**Records for the task**
--*--
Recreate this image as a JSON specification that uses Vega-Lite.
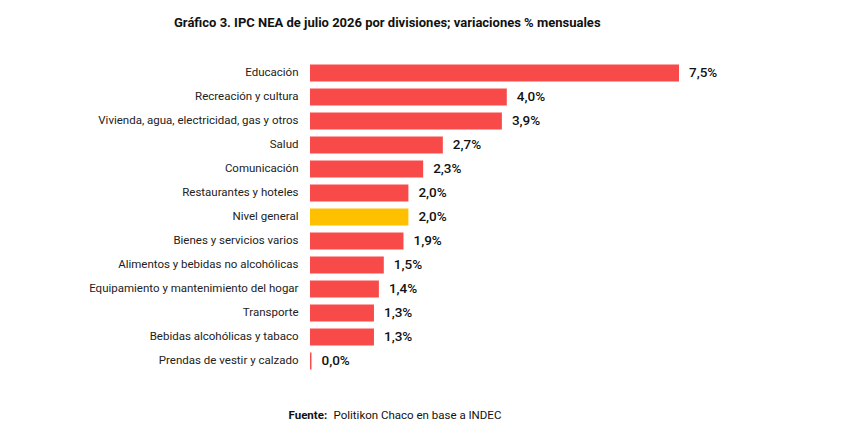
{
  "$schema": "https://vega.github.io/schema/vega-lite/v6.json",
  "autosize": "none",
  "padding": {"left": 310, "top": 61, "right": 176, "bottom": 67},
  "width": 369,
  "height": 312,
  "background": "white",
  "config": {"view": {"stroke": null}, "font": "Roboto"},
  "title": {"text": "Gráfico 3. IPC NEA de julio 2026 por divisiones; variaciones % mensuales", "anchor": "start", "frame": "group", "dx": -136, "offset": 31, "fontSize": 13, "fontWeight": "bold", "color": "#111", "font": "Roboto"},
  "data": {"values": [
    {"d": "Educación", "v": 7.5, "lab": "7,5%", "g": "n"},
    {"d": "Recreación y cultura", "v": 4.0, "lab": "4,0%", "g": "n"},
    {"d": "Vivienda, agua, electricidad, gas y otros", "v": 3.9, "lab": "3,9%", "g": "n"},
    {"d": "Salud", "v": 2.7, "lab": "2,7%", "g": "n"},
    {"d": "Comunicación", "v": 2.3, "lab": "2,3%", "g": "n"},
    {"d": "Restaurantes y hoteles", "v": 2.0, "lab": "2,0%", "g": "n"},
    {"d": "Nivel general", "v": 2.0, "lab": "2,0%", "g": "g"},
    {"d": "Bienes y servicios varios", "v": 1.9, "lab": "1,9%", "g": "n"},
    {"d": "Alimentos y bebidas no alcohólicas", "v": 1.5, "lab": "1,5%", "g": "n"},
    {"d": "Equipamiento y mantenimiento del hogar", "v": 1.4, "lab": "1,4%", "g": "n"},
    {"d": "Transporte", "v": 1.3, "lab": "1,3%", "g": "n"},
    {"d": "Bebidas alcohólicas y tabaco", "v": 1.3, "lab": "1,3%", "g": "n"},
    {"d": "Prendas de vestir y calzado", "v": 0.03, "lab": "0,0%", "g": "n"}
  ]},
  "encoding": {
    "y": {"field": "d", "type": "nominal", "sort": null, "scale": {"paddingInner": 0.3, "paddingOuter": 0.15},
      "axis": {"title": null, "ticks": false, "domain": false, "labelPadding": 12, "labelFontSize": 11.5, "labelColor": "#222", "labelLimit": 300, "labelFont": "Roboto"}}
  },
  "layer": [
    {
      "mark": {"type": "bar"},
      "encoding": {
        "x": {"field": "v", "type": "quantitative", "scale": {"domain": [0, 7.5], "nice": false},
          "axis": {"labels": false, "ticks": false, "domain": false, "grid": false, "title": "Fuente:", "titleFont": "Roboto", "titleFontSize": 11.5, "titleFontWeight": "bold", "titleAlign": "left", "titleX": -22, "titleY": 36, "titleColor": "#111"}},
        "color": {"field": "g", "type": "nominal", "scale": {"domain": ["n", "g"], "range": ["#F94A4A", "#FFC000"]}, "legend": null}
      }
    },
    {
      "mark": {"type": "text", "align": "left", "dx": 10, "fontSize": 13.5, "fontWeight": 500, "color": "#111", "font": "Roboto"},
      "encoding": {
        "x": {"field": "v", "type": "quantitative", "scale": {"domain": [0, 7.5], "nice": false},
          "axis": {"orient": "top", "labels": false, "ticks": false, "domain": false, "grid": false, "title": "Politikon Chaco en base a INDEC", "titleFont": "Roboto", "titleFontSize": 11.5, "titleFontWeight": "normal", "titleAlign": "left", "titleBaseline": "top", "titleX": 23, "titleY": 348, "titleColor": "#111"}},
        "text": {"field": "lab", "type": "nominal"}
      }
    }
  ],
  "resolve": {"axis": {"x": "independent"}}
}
--*--
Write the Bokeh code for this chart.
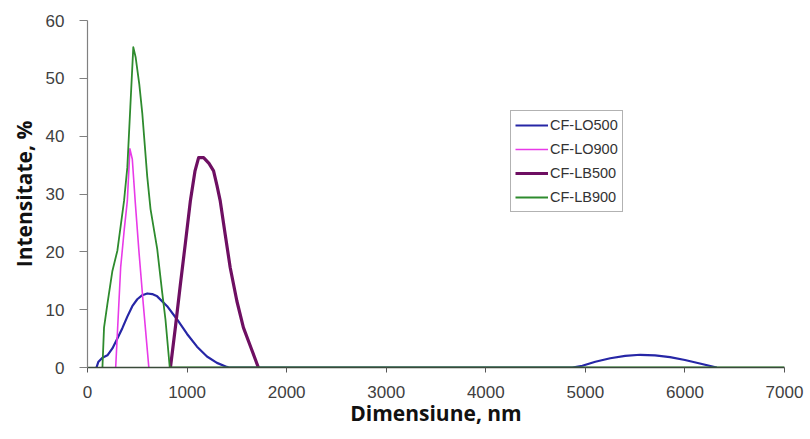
--*--
Find every line that holds "this" and copy it.

**In response**
Recreate this image as a JSON specification that uses Vega-Lite.
Write the Bokeh code for this chart.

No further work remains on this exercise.